**What is needed**
In the material below, find every line with "this" and pull it out.

**Stored records**
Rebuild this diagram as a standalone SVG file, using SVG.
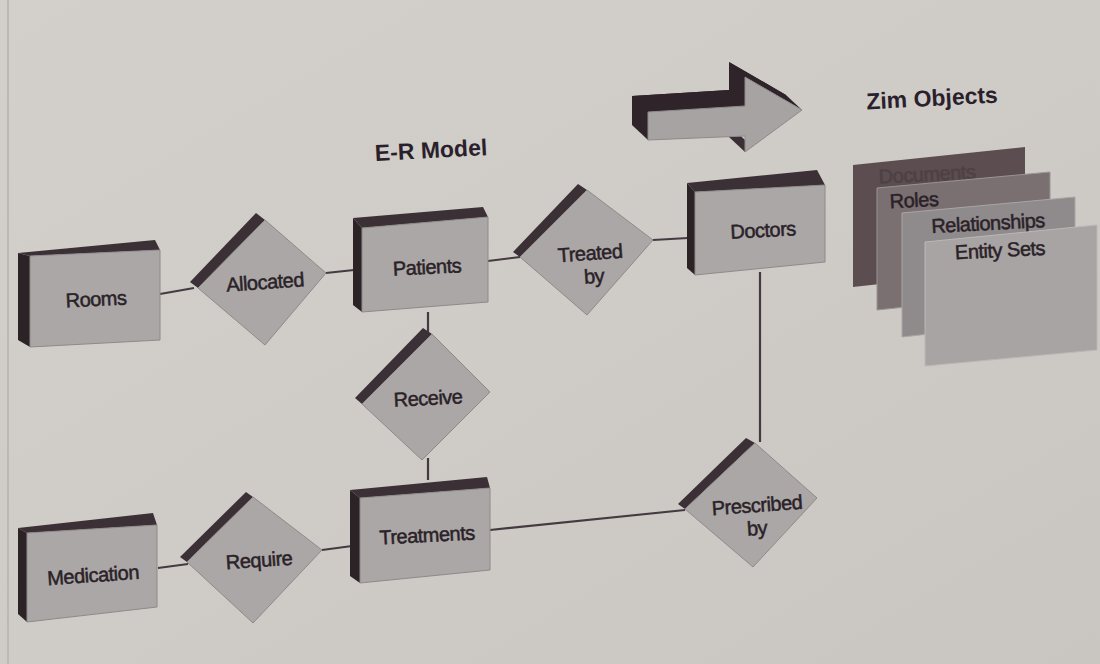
<svg xmlns="http://www.w3.org/2000/svg" width="1100" height="664" viewBox="0 0 1100 664">
<defs>
<style>
.face{fill:#aba7a6;stroke:#8f8a8a;stroke-width:1}
.top{fill:#3b3035}
.side{fill:#2c2327}
.lbl{font-family:"Liberation Sans",Arial,sans-serif;font-size:20px;fill:#2a2228;stroke:#2a2228;stroke-width:0.5;text-anchor:middle;letter-spacing:-0.5px}
.ttl{font-family:"Liberation Sans",Arial,sans-serif;font-size:23px;font-weight:bold;fill:#2a1f2c;text-anchor:middle}
.conn line{stroke:#443a42;stroke-width:2.2}
</style>
<linearGradient id="bg" x1="0" y1="0" x2="1" y2="1">
<stop offset="0" stop-color="#d3cfca"/>
<stop offset="0.5" stop-color="#cfcbc6"/>
<stop offset="1" stop-color="#c9c5c0"/>
</linearGradient>
</defs>
<rect width="1100" height="664" fill="url(#bg)"/>
<line x1="8" y1="0" x2="8" y2="664" stroke="#bdb8b3" stroke-width="2"/>

<g class="conn" id="connectors">
<line x1="160" y1="294" x2="194" y2="288"/>
<line x1="326" y1="273" x2="354" y2="270"/>
<line x1="488" y1="261" x2="520" y2="257"/>
<line x1="653" y1="240" x2="688" y2="238"/>
<line x1="428" y1="312" x2="428" y2="334"/>
<line x1="428" y1="458" x2="428" y2="480"/>
<line x1="760" y1="272" x2="760" y2="442"/>
<line x1="685" y1="510" x2="490" y2="530"/>
<line x1="322" y1="550" x2="352" y2="546"/>
<line x1="158" y1="568" x2="188" y2="564"/>
</g>

<g id="title">
<text class="ttl" x="431" y="158" transform="rotate(-3 431 150)">E-R Model</text>
</g>

<g id="arrow">
<polygon fill="#2e2429" points="632,96 729,90 729,62 786,95 729,137 729,125 632,125"/>
<polygon fill="#2e2429" points="632,96 648,112 648,140 632,125"/>
<polygon fill="#2e2429" points="632,96 729,90 745,106 648,112"/>
<polygon fill="#2e2429" points="729,62 745,77 802,110 786,95"/>
<polygon fill="#3a2f35" points="729,125 745,140 745,152 729,137"/>
<polygon fill="#a7a3a2" stroke="#8f8a8a" points="648,112 745,106 745,77 802,110 745,152 745,136 648,140"/>
</g>

<g id="rooms">
<polygon class="side" points="18,253 30,256 30,347 18,340"/>
<polygon class="top" points="18,253 155,240 160,250 30,256"/>
<polygon class="face" points="30,256 160,250 160,340 30,347"/>
<text class="lbl" x="96" y="306" transform="rotate(-3 96 299)">Rooms</text>
</g>

<g id="allocated">
<polygon class="top" points="190,282 256,213 265,220 198,288"/>
<polygon class="face" points="198,288 265,220 326,273 265,345"/>
<text class="lbl" x="265" y="289" transform="rotate(-4 265 282)">Allocated</text>
</g>

<g id="patients">
<polygon class="side" points="353,218 362,228 362,312 353,305"/>
<polygon class="top" points="353,218 483,207 488,217 362,228"/>
<polygon class="face" points="362,228 488,217 488,302 362,312"/>
<text class="lbl" x="427" y="274" transform="rotate(-3 427 267)">Patients</text>
</g>

<g id="treated-by">
<polygon class="top" points="513,252 578,184 587,190 520,257"/>
<polygon class="face" points="520,257 587,190 653,240 587,315"/>
<text class="lbl" x="590" y="260" transform="rotate(-4 590 253)">Treated</text>
<text class="lbl" x="594" y="283" transform="rotate(-4 594 276)">by</text>
</g>

<g id="doctors">
<polygon class="side" points="687,183 695,192 695,275 687,268"/>
<polygon class="top" points="687,183 817,170 825,185 695,192"/>
<polygon class="face" points="695,192 825,185 825,262 695,275"/>
<text class="lbl" x="763" y="237" transform="rotate(-3 763 230)">Doctors</text>
</g>

<g id="receive">
<polygon class="top" points="355,398 423,328 432,334 362,404"/>
<polygon class="face" points="362,404 432,334 490,392 422,460"/>
<text class="lbl" x="428" y="405" transform="rotate(-3 428 398)">Receive</text>
</g>

<g id="treatments">
<polygon class="side" points="350,490 360,498 360,583 350,576"/>
<polygon class="top" points="350,490 487,477 490,488 360,498"/>
<polygon class="face" points="360,498 490,488 490,570 360,583"/>
<text class="lbl" x="427" y="542" transform="rotate(-3 427 535)">Treatments</text>
</g>

<g id="prescribed-by">
<polygon class="top" points="678,504 746,438 755,443 685,509"/>
<polygon class="face" points="685,509 755,443 817,498 753,567"/>
<text class="lbl" x="757" y="512" transform="rotate(-4 757 505)">Prescribed</text>
<text class="lbl" x="757" y="535" transform="rotate(-4 757 528)">by</text>
</g>

<g id="medication">
<polygon class="side" points="18,528 27,533 27,622 18,614"/>
<polygon class="top" points="18,528 153,513 157,525 27,533"/>
<polygon class="face" points="27,533 157,525 157,607 27,622"/>
<text class="lbl" x="93" y="582" transform="rotate(-4 93 575)">Medication</text>
</g>

<g id="require">
<polygon class="top" points="180,557 246,492 253,497 187,562"/>
<polygon class="face" points="187,562 253,497 322,550 253,623"/>
<text class="lbl" x="259" y="567" transform="rotate(-4 259 560)">Require</text>
</g>

<g id="zim-objects">
<text class="ttl" x="932" y="106" transform="rotate(-3 932 98)">Zim Objects</text>
<polygon fill="#5b4d50" points="853,165 1025,147 1025,268 853,287"/>
<text class="lbl" x="927" y="181" style="fill:#4d4145;stroke:#4d4145" transform="rotate(-3 927 174)">Documents</text>
<polygon fill="#7a7072" stroke="#9a9494" points="877,188 1050,172 1050,292 877,310"/>
<text class="lbl" x="914" y="207" transform="rotate(-3 914 200)">Roles</text>
<polygon fill="#8f8a8b" stroke="#aaa6a5" points="902,213 1075,197 1075,318 902,337"/>
<text class="lbl" x="988" y="230" transform="rotate(-3 988 223)">Relationships</text>
<polygon fill="#a8a4a4" stroke="#bbb7b6" points="925,242 1097,225 1097,350 925,366"/>
<text class="lbl" x="1000" y="257" transform="rotate(-3 1000 250)">Entity Sets</text>
</g>
</svg>
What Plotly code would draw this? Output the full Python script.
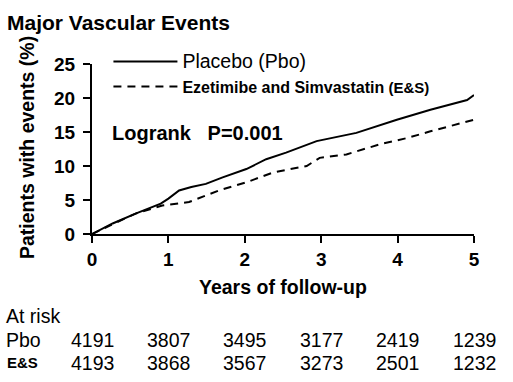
import plotly.graph_objects as go

# Data
pbo_years = [0, 0.1, 0.27, 0.57, 0.9, 1.0, 1.14, 1.3, 1.49, 1.71, 2.02, 2.28, 2.54, 2.94, 3.2, 3.46, 3.99, 4.43, 4.91, 5.0]
pbo_vals  = [0, 0.6, 1.55, 3.0, 4.46, 5.2, 6.4, 6.9, 7.37, 8.33, 9.55, 11.0, 11.96, 13.66, 14.3, 14.87, 16.8, 18.27, 19.7, 20.45]
es_years = [0, 0.1, 0.3, 0.57, 0.92, 1.27, 1.66, 2.02, 2.37, 2.81, 2.98, 3.33, 3.77, 4.12, 4.43, 5.0]
es_vals  = [0, 0.5, 1.6, 3.0, 4.2, 4.7, 6.4, 7.6, 9.05, 10.0, 11.2, 11.7, 13.2, 14.1, 15.1, 16.8]
risk_years = [0, 1, 2, 3, 4, 5]
risk_pbo = [4191, 3807, 3495, 3177, 2419, 1239]
risk_es = [4193, 3868, 3567, 3273, 2501, 1232]
x_ticks = [0, 1, 2, 3, 4, 5]
y_ticks = [0, 5, 10, 15, 20, 25]

FONT = "Arial, Liberation Sans, sans-serif"
BLACK = "black"

fig = go.Figure()
fig.add_trace(go.Scatter(x=pbo_years, y=pbo_vals, mode="lines",
                         line=dict(color=BLACK, width=2),
                         name="<span style='font-size:19.5px'>Placebo (Pbo)</span>"))
fig.add_trace(go.Scatter(x=es_years, y=es_vals, mode="lines",
                         line=dict(color=BLACK, width=2, dash="8px,6px"),
                         name="<b><span style='font-size:16px'>Ezetimibe and Simvastatin</span>"
                              "<span style='font-size:15px'> (E&S)</span></b>"))

def ann(text, x, y, size, xanchor="left", xref="paper", angle=0):
    return dict(text=text, xref=xref, yref="paper", x=x, y=y, xanchor=xanchor,
                yanchor="middle", showarrow=False, textangle=angle, borderpad=0,
                font=dict(size=size, family=FONT, color=BLACK))

annotations = [
    ann("<b>Major Vascular Events</b>", -0.224, 1.243, 21),
    ann("<b>Patients with events (%)</b>", -0.170, 0.506, 19.5, xanchor="center", angle=-90),
    ann("<b>Logrank   P=0.001</b>", 0.050, 0.594, 20),
    ann("<b>Years of follow-up</b>", 0.5, -0.312, 19.5, xanchor="center"),
    ann("At risk", -0.228, -0.485, 19.5),
    ann("Pbo", -0.228, -0.624, 19.5),
    ann("<b>E&S</b>", -0.225, -0.756, 15),
]
for xv, n in zip(risk_years, risk_pbo):
    annotations.append(ann(str(n), xv, -0.624, 19.5, xanchor="center", xref="x"))
for xv, n in zip(risk_years, risk_es):
    annotations.append(ann(str(n), xv, -0.756, 19.5, xanchor="center", xref="x"))

fig.update_layout(
    width=513, height=382,
    margin=dict(l=92, r=39, t=64, b=148),
    paper_bgcolor="white", plot_bgcolor="white",
    font=dict(family=FONT, color=BLACK),
    showlegend=True,
    legend=dict(x=0.043, y=1.118, xanchor="left", yanchor="top",
                bgcolor="rgba(0,0,0,0)", font=dict(size=17, family=FONT, color=BLACK),
                itemwidth=64, tracegroupgap=0),
    annotations=annotations,
)
axis_common = dict(showline=True, linecolor=BLACK, linewidth=2, ticks="outside",
                   ticklen=7, tickwidth=2, tickcolor=BLACK, showgrid=False, zeroline=False,
                   tickfont=dict(size=19, family=FONT, color=BLACK))
fig.update_xaxes(range=[0, 5], tickvals=x_ticks, ticktext=[f"<b>{v}</b>" for v in x_ticks],
                 ticklabelstandoff=0, **axis_common)
fig.update_yaxes(range=[0, 25], tickvals=y_ticks, ticktext=[f"<b>{v}</b>" for v in y_ticks],
                 ticklabelstandoff=4, **axis_common)

fig.write_html("out.html", config={"displayModeBar": False},
               post_script="document.body.style.margin='0';")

**Answer to the exercise**
Rebuild this diagram as a standalone SVG file, using SVG.
What Plotly code would draw this? Output the full Python script.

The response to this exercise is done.